A: The closing escrow agent can prepare a promissory note, a security agreement and will file a UCC-1 financing statement with the appropriate state and local agencies. It is much like financing a car - the lien can be recorded in the public records and the assets listed on the UCC-1 can not be legally sold or refinanced without your permission.

Q: Will the buyer pledge any additional collateral for my loan?

A: Buyers do not typically pledge additional collateral for your loan. When a buyer buys a business, he/she does so based on the business being able to generate sufficient cash flow to pay your loan and provide him/her with an income to meet their needs. When you ask for additional collateral, you are sending a negative message to the buyer: the buyer has paid too much for your business and the business will not generate enough cash flow to pay your loan and provide adequate cash flow to the buyer.

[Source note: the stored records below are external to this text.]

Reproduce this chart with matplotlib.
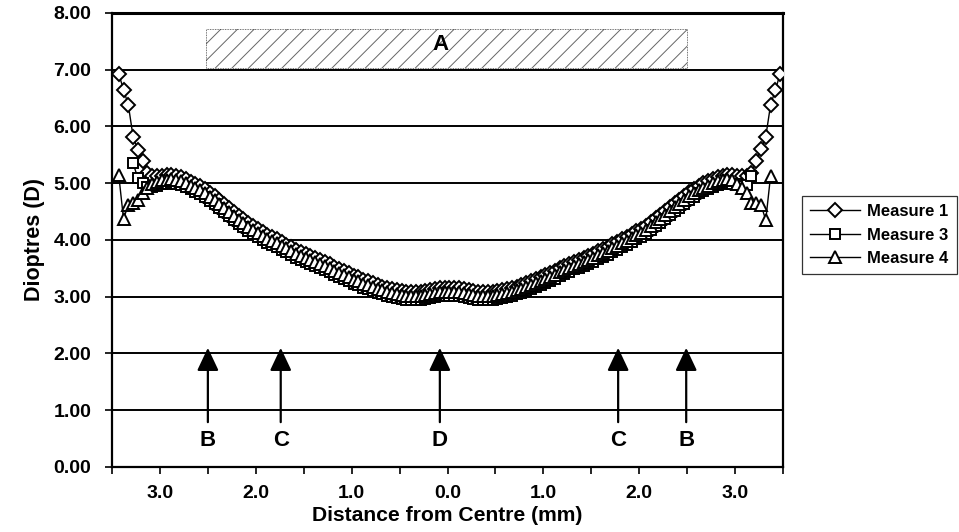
import matplotlib
matplotlib.use("Agg")
import matplotlib.pyplot as plt
from matplotlib.patches import Rectangle
import numpy as np

plt.rcParams['font.family'] = ['Liberation Sans', 'DejaVu Sans']
plt.rcParams['font.weight'] = 'bold'
plt.rcParams['hatch.linewidth'] = 0.7

nan = np.nan

# dioptres, one value every 0.05 mm starting at -3.43 mm
measure_1 = [6.93, 6.65, 6.38, 5.82, 5.58, 5.40, 5.18, 5.13,
             5.12, 5.13, 5.14, 5.14, 5.13, 5.11, 5.08, 5.03, 4.99, 4.95,
             4.89, 4.83, 4.77, 4.70, 4.64, 4.57, 4.50, 4.43, 4.37, 4.30,
             4.24, 4.19, 4.14, 4.09, 4.05, 4.01, 3.96, 3.92, 3.87, 3.83,
             3.79, 3.75, 3.71, 3.68, 3.64, 3.61, 3.57, 3.53, 3.49, 3.45,
             3.41, 3.37, 3.34, 3.30, 3.27, 3.24, 3.21, 3.18, 3.15, 3.13,
             3.11, 3.10, 3.09, 3.08, 3.08, 3.09, 3.10, 3.12, 3.14, 3.15,
             3.16,
             3.16,
             3.16, 3.15, 3.14, 3.12, 3.10, 3.09, 3.08, 3.08, 3.09, 3.10,
             3.11, 3.13, 3.15, 3.18, 3.21, 3.24, 3.27, 3.31, 3.34, 3.38,
             3.42, 3.46, 3.50, 3.54, 3.58, 3.62, 3.65, 3.69, 3.72, 3.76,
             3.80, 3.84, 3.88, 3.93, 3.97, 4.02, 4.06, 4.10, 4.15, 4.20,
             4.25, 4.31, 4.38, 4.44, 4.51, 4.58, 4.65, 4.71, 4.78, 4.84,
             4.90, 4.96, 5.00, 5.04, 5.08, 5.11, 5.13, 5.14, 5.14, 5.13,
             5.12,
             5.13, 5.18, 5.39, 5.60, 5.82, 6.38, 6.64, 6.93]

measure_3 = [nan, nan, nan, 5.35, 5.09, 5.00, 4.94, 4.94,
             4.96, 4.98, 4.99, 5.00, 4.99, 4.97, 4.94, 4.89, 4.85, 4.81,
             4.75, 4.69, 4.63, 4.56, 4.50, 4.43, 4.36, 4.29, 4.23, 4.16,
             4.10, 4.05, 4.00, 3.95, 3.91, 3.87, 3.82, 3.78, 3.73, 3.69,
             3.65, 3.61, 3.57, 3.54, 3.50, 3.47, 3.43, 3.39, 3.35, 3.31,
             3.27, 3.23, 3.20, 3.16, 3.13, 3.10, 3.07, 3.04, 3.01, 2.99,
             2.97, 2.96, 2.95, 2.94, 2.94, 2.95, 2.96, 2.98, 3.00, 3.01,
             3.02,
             3.02,
             3.02, 3.01, 3.00, 2.98, 2.96, 2.95, 2.94, 2.94, 2.95, 2.96,
             2.97, 2.99, 3.01, 3.04, 3.07, 3.10, 3.13, 3.17, 3.20, 3.24,
             3.28, 3.32, 3.36, 3.40, 3.44, 3.48, 3.51, 3.55, 3.58, 3.62,
             3.66, 3.70, 3.74, 3.79, 3.83, 3.88, 3.92, 3.96, 4.01, 4.06,
             4.11, 4.17, 4.24, 4.30, 4.37, 4.44, 4.51, 4.57, 4.64, 4.70,
             4.76, 4.82, 4.86, 4.90, 4.94, 4.97, 4.99, 5.00, 4.99, 4.98,
             4.96,
             4.97, 5.13, nan, nan, nan, nan, nan, nan]

measure_4 = [5.15, 4.37, 4.62, 4.66, 4.70, 4.82, 4.92, 4.98,
             5.03, 5.05,
             5.06, 5.07, 5.06, 5.04, 5.01, 4.96, 4.92, 4.88, 4.82, 4.76,
             4.70, 4.63, 4.57, 4.50, 4.43, 4.36, 4.30, 4.23, 4.17, 4.12,
             4.07, 4.02, 3.98, 3.94, 3.89, 3.85, 3.80, 3.76, 3.72, 3.68,
             3.64, 3.61, 3.57, 3.54, 3.50, 3.46, 3.42, 3.38, 3.34, 3.30,
             3.27, 3.23, 3.20, 3.17, 3.14, 3.11, 3.08, 3.06, 3.04, 3.03,
             3.02, 3.01, 3.01, 3.02, 3.03, 3.05, 3.07, 3.08, 3.09,
             3.09,
             3.09, 3.08, 3.07, 3.05, 3.03, 3.02, 3.01, 3.01, 3.02,
             3.03, 3.04, 3.06, 3.08, 3.11, 3.14, 3.17, 3.21, 3.24, 3.28,
             3.31, 3.35, 3.39, 3.43, 3.47, 3.51, 3.55, 3.58, 3.62, 3.65,
             3.69, 3.73, 3.77, 3.81, 3.86, 3.90, 3.95, 3.99, 4.03, 4.08,
             4.13, 4.18, 4.24, 4.31, 4.37, 4.44, 4.51, 4.58, 4.64, 4.71,
             4.77, 4.83, 4.88, 4.92, 4.96, 5.01, 5.04, 5.06, 5.07, 5.06,
             4.98, 4.92, 4.82, 4.66, 4.65, 4.62, 4.35, 5.13,
             nan, nan]

series_names = ['Measure 1', 'Measure 3', 'Measure 4']
series_markers = ['D', 's', '^']

x_ticks = [-3.5, -3.0, -2.5, -2.0, -1.5, -1.0, -0.5, 0.0,
           0.5, 1.0, 1.5, 2.0, 2.5, 3.0, 3.5]
x_tick_labels = ['', '3.0', '', '2.0', '', '1.0', '', '0.0',
                 '', '1.0', '', '2.0', '', '3.0', '']
y_ticks = [0, 1, 2, 3, 4, 5, 6, 7, 8]

# zone markers along the profile
arrow_x = [-2.50, -1.74, -0.08, 1.78, 2.49]
arrow_labels = ['B', 'C', 'D', 'C', 'B']
zone_a = (-2.52, 2.50, 7.03, 7.72)

x = np.arange(len(measure_1)) * 0.05 - 3.43

fig = plt.figure(figsize=(9.59, 5.32), dpi=100)
ax = fig.add_axes([0.1168, 0.1222, 0.6997, 0.8534])

for vals, name, mk, ms in zip([measure_1, measure_3, measure_4], series_names,
                              series_markers, [7.0, 7.6, 8.6]):
    ax.plot(x, vals, color='black', lw=1.0, marker=mk, ms=ms, mfc='white',
            mec='black', mew=1.4, label=name, zorder=3)

ax.add_patch(Rectangle((zone_a[0], zone_a[2]), zone_a[1] - zone_a[0],
                       zone_a[3] - zone_a[2], facecolor='white',
                       edgecolor='#666666', hatch='//', lw=0, zorder=2))
ax.add_patch(Rectangle((zone_a[0], zone_a[2]), zone_a[1] - zone_a[0],
                       zone_a[3] - zone_a[2], fill=False, edgecolor='#444444',
                       lw=0.6, ls=(0, (1, 1)), zorder=2))
ax.text((zone_a[0] + zone_a[1]) / 2 - 0.06, 7.44, 'A', ha='center', va='center',
        fontsize=16, fontweight='bold', zorder=4)

for ax_x, lab in zip(arrow_x, arrow_labels):
    ax.annotate('', xy=(ax_x, 2.10), xytext=(ax_x, 0.79),
                arrowprops=dict(arrowstyle='-|>,head_length=0.7,head_width=0.33',
                                color='black', lw=1.6, mutation_scale=20,
                                shrinkA=0, shrinkB=0), zorder=4)
    ax.text(ax_x, 0.47, lab, ha='center', va='center', fontsize=16,
            fontweight='bold')

ax.set_xlim(-3.5, 3.5)
ax.set_ylim(0, 8)
ax.set_xticks(x_ticks)
ax.set_xticklabels(x_tick_labels)
ax.set_yticks(y_ticks)
ax.set_yticklabels(['%.2f' % v for v in y_ticks])
ax.grid(axis='y', color='black', lw=1.4, zorder=1)
ax.set_axisbelow(True)
for sp in ax.spines.values():
    sp.set_linewidth(1.6)
ax.spines['top'].set_linewidth(2.2)
ax.tick_params(axis='both', direction='out', length=5, width=1.2,
               labelsize=14, colors='black')
ax.tick_params(axis='x', pad=8)
ax.tick_params(axis='y', pad=10)
ax.set_xlabel('Distance from Centre (mm)', fontsize=15.2, fontweight='bold',
              labelpad=3)
ax.set_ylabel('Dioptres (D)', fontsize=15.5, fontweight='bold', labelpad=6)

leg = fig.legend(loc='center left', bbox_to_anchor=(802 / 959, 1 - 235 / 532),
                 frameon=True, fancybox=False, edgecolor='black',
                 prop={'size': 12, 'weight': 'bold'}, handlelength=3.0,
                 borderpad=0.5, labelspacing=0.5, handletextpad=0.4,
                 borderaxespad=0)
leg.get_frame().set_linewidth(0.9)

fig.savefig('out.png', dpi=100)
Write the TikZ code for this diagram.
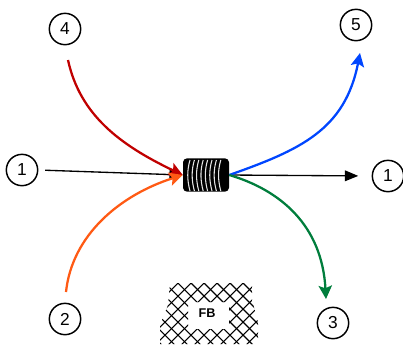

Q: What types of offers should I expect to receive?

A: An astute buyer is going to structure the initial offer to insure that they get the best possible price and terms from you. Therefore, you should expect to receive a low initial offer. Don't be offended - this is normally just an initial offer to "test the waters." It's the first step in the negotiation of an appropriate purchase price for your business. All offers will contain some important contingencies, including review of the financial books and records of the business, obtaining a satisfactory lease and agreement on training and transition periods. Other contingencies specific to your business may also be included. Contingencies are normal and provide the buyer with the opportunity to verify the information presented in the marketing materials.

Q: How long is the training period for the buyer?

A: Generally, you will be expected to provide two weeks to two months of training in the business with equal time of telephone consultation. Remember, if you are financing any portion of the purchase price, you still have an investment in the business, so properly training the buyer is in your best interest.

Q: Will I have to sign a non-compete agreement?

A: Yes. Generally, the non-compete agreement covers the area from which your current customers are generated and the time period commonly equals the term of the financing you are providing to the buyer. For example, if your customers come from a 20 mile radius of your business and you are providing the buyer with a five year loan, you will be asked to sign a non-compete agreement for a five year period, covering a 20 mile radius from your business.

Q: When should I tell my employees about the sale?

A: Although it sounds harsh, our considerable experience has proven that it is best to tell your employees about the sale immediately before or immediately after the sale is complete. Of course, if there is an employee whose expertise will be needed after the sale, you should introduce the buyer to this employee shortly before closing. Your LIBERTY BUSINESS ADVISORS of San Francisco Inc business broker can assist you in determining the timing for notifying employees.

Q: Does LIBERTY BUSINESS ADVISORS of San Francisco Inc financially qualify the buyer?

A: No. We usually ask for a personal financial statement from the buyer, but we do not verify that the information submitted is correct. If you desire, we can run a credit report on the buyer, as long as the buyer consents and pays a modest fee. Other than the credit check, it is your responsibility to do whatever you feel is appropriate regarding qualifying the buyer. If you are financing a substantial part of the purchase price, you should verify income, asset and liability information as carefully as a bank would. We have some SBA forms that will help you accumulate the necessary financial information about the buyer.

Q: What can I do to help sell my business?

A: As LIBERTY BUSINESS ADVISORS of San Francisco Inc begins the process of selling your business, there are certain things you can do to help us.

  • Keep normal working hours.
  • Make sure your financial records are an accurate reflection of revenues, business expenses and assets/liability levels.
  • Conduct business as usual. Do not let inventory levels dip below normal.
  • Keep the business clean and in good repair.
  • Remove equipment or furniture that is not part of the sale.
  • Provide us with required information in a timely manner.
  • Be as accommodating as possible in setting appointments to meet with buyers.